* _Work to be completed_: Give all the lines below again, exactly, with no pictures.

* _Collected data_:
━━━━━━━━━━━━━━━━
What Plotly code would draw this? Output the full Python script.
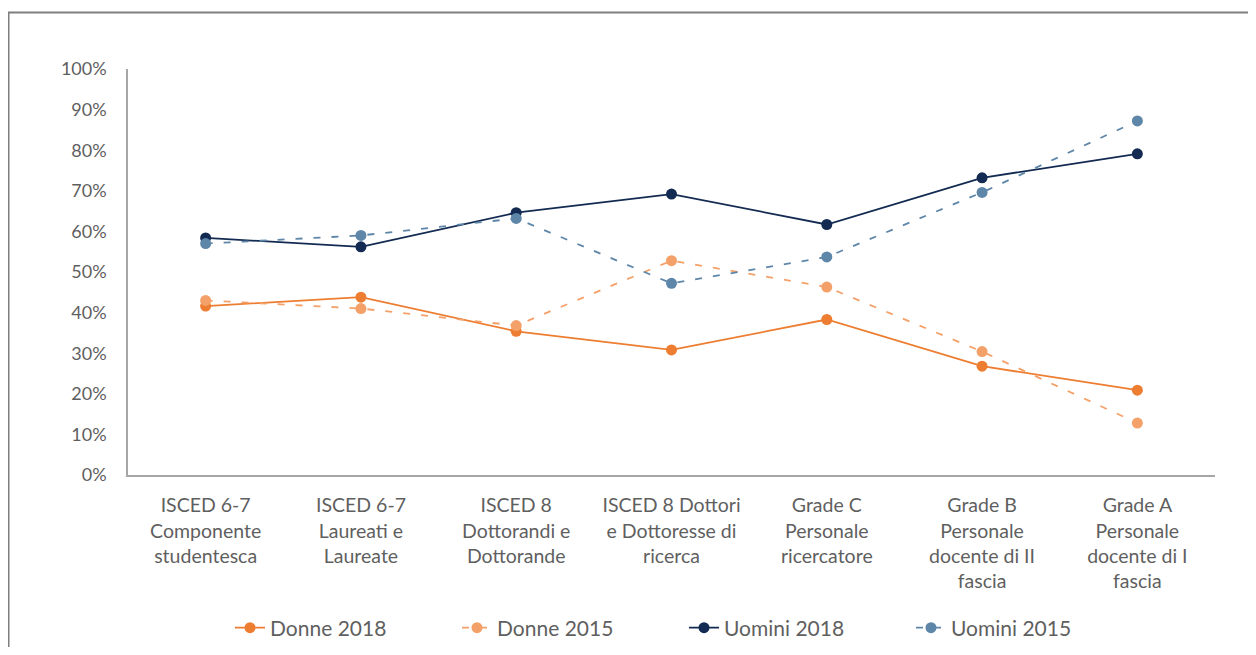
import plotly.graph_objects as go

categories = [
    "ISCED 6-7<br>Componente<br>studentesca",
    "ISCED 6-7<br>Laureati e<br>Laureate",
    "ISCED 8<br>Dottorandi e<br>Dottorande",
    "ISCED 8 Dottori<br>e Dottoresse di<br>ricerca",
    "Grade C<br>Personale<br>ricercatore",
    "Grade B<br>Personale<br>docente di II<br>fascia",
    "Grade A<br>Personale<br>docente di I<br>fascia",
]
donne_2018 = [41.6, 43.8, 35.4, 30.8, 38.3, 26.8, 20.9]
donne_2015 = [43.0, 41.0, 36.8, 52.8, 46.3, 30.4, 12.8]
uomini_2018 = [58.4, 56.2, 64.6, 69.2, 61.7, 73.2, 79.1]
uomini_2015 = [57.0, 59.0, 63.2, 47.2, 53.7, 69.6, 87.2]
y_ticks = [0, 10, 20, 30, 40, 50, 60, 70, 80, 90, 100]
y_tick_text = [f"{v}%" for v in y_ticks]

FONT = "Lato"
GREY = "#5f5f5f"
fig = go.Figure()
series = [
    ("Donne 2018", donne_2018, "#ED7D31", "solid"),
    ("Donne 2015", donne_2015, "#F4A069", "7px,11px"),
    ("Uomini 2018", uomini_2018, "#132B52", "solid"),
    ("Uomini 2015", uomini_2015, "#5E86A8", "7px,11px"),
]
for name, vals, col, dash in series:
    fig.add_trace(go.Scatter(
        x=categories, y=vals, name=name, mode="lines+markers",
        line=dict(color=col, width=1.8, dash=dash),
        marker=dict(color=col, size=11),
    ))

# page is offset by 8px (body margin); figure coords = page coords - 8
W, H = 1240, 639
L, T, R, B = 120, 61, 1207, 467
pw, ph = R - L, B - T

fig.update_layout(
    width=W, height=H,
    margin=dict(l=L, r=W - R, t=T, b=H - B, autoexpand=False),
    paper_bgcolor="white", plot_bgcolor="white",
    font=dict(family=FONT, color=GREY, size=19),
    showlegend=True,
    legend=dict(orientation="h", x=(222 - L) / pw, xanchor="left", y=(B - 620) / ph,
                yanchor="middle", entrywidth=182, entrywidthmode="pixels",
                font=dict(size=21, color=GREY), traceorder="normal"),
    xaxis=dict(range=[-0.5, 6.5], showgrid=False, showline=True, linecolor="#A6A6A6",
               linewidth=1.5, ticks="", tickfont=dict(size=19.5, color=GREY), zeroline=False,
               ticklabelstandoff=12),
    yaxis=dict(range=[0, 100], tickvals=y_ticks, ticktext=y_tick_text, showgrid=False,
               showline=True, linecolor="#A6A6A6", linewidth=1.5, ticks="",
               tickfont=dict(size=18, color=GREY), zeroline=False, ticklabelstandoff=16),
    shapes=[
        dict(type="line", xref="paper", yref="paper", x0=-L / pw, x1=1.2,
             y0=(B - 4.5) / ph, y1=(B - 4.5) / ph, line=dict(color="#7F7F7F", width=2)),
        dict(type="line", xref="paper", yref="paper", x0=(0.5 - L) / pw, x1=(0.5 - L) / pw,
             y0=(B - 4.5) / ph, y1=-0.6, line=dict(color="#7F7F7F", width=2)),
    ],
)
fig.write_html("out.html")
━━━━━━━━━━━━━━━━
* _Solution for this exercise_:
What Plotly code would draw this? Output the full Python script.
import plotly.graph_objects as go

categories = [
    "ISCED 6-7<br>Componente<br>studentesca",
    "ISCED 6-7<br>Laureati e<br>Laureate",
    "ISCED 8<br>Dottorandi e<br>Dottorande",
    "ISCED 8 Dottori<br>e Dottoresse di<br>ricerca",
    "Grade C<br>Personale<br>ricercatore",
    "Grade B<br>Personale<br>docente di II<br>fascia",
    "Grade A<br>Personale<br>docente di I<br>fascia",
]
donne_2018 = [41.6, 43.8, 35.4, 30.8, 38.3, 26.8, 20.9]
donne_2015 = [43.0, 41.0, 36.8, 52.8, 46.3, 30.4, 12.8]
uomini_2018 = [58.4, 56.2, 64.6, 69.2, 61.7, 73.2, 79.1]
uomini_2015 = [57.0, 59.0, 63.2, 47.2, 53.7, 69.6, 87.2]
y_ticks = [0, 10, 20, 30, 40, 50, 60, 70, 80, 90, 100]
y_tick_text = [f"{v}%" for v in y_ticks]

FONT = "Lato"
GREY = "#5f5f5f"
fig = go.Figure()
series = [
    ("Donne 2018", donne_2018, "#ED7D31", "solid"),
    ("Donne 2015", donne_2015, "#F4A069", "7px,11px"),
    ("Uomini 2018", uomini_2018, "#132B52", "solid"),
    ("Uomini 2015", uomini_2015, "#5E86A8", "7px,11px"),
]
for name, vals, col, dash in series:
    fig.add_trace(go.Scatter(
        x=categories, y=vals, name=name, mode="lines+markers",
        line=dict(color=col, width=1.8, dash=dash),
        marker=dict(color=col, size=11),
    ))

# page is offset by 8px (body margin); figure coords = page coords - 8
W, H = 1240, 639
L, T, R, B = 120, 61, 1207, 467
pw, ph = R - L, B - T

fig.update_layout(
    width=W, height=H,
    margin=dict(l=L, r=W - R, t=T, b=H - B, autoexpand=False),
    paper_bgcolor="white", plot_bgcolor="white",
    font=dict(family=FONT, color=GREY, size=19),
    showlegend=True,
    legend=dict(orientation="h", x=(222 - L) / pw, xanchor="left", y=(B - 620) / ph,
                yanchor="middle", entrywidth=182, entrywidthmode="pixels",
                font=dict(size=21, color=GREY), traceorder="normal"),
    xaxis=dict(range=[-0.5, 6.5], showgrid=False, showline=True, linecolor="#A6A6A6",
               linewidth=1.5, ticks="", tickfont=dict(size=19.5, color=GREY), zeroline=False,
               ticklabelstandoff=12),
    yaxis=dict(range=[0, 100], tickvals=y_ticks, ticktext=y_tick_text, showgrid=False,
               showline=True, linecolor="#A6A6A6", linewidth=1.5, ticks="",
               tickfont=dict(size=18, color=GREY), zeroline=False, ticklabelstandoff=16),
    shapes=[
        dict(type="line", xref="paper", yref="paper", x0=-L / pw, x1=1.2,
             y0=(B - 4.5) / ph, y1=(B - 4.5) / ph, line=dict(color="#7F7F7F", width=2)),
        dict(type="line", xref="paper", yref="paper", x0=(0.5 - L) / pw, x1=(0.5 - L) / pw,
             y0=(B - 4.5) / ph, y1=-0.6, line=dict(color="#7F7F7F", width=2)),
    ],
)
fig.write_html("out.html")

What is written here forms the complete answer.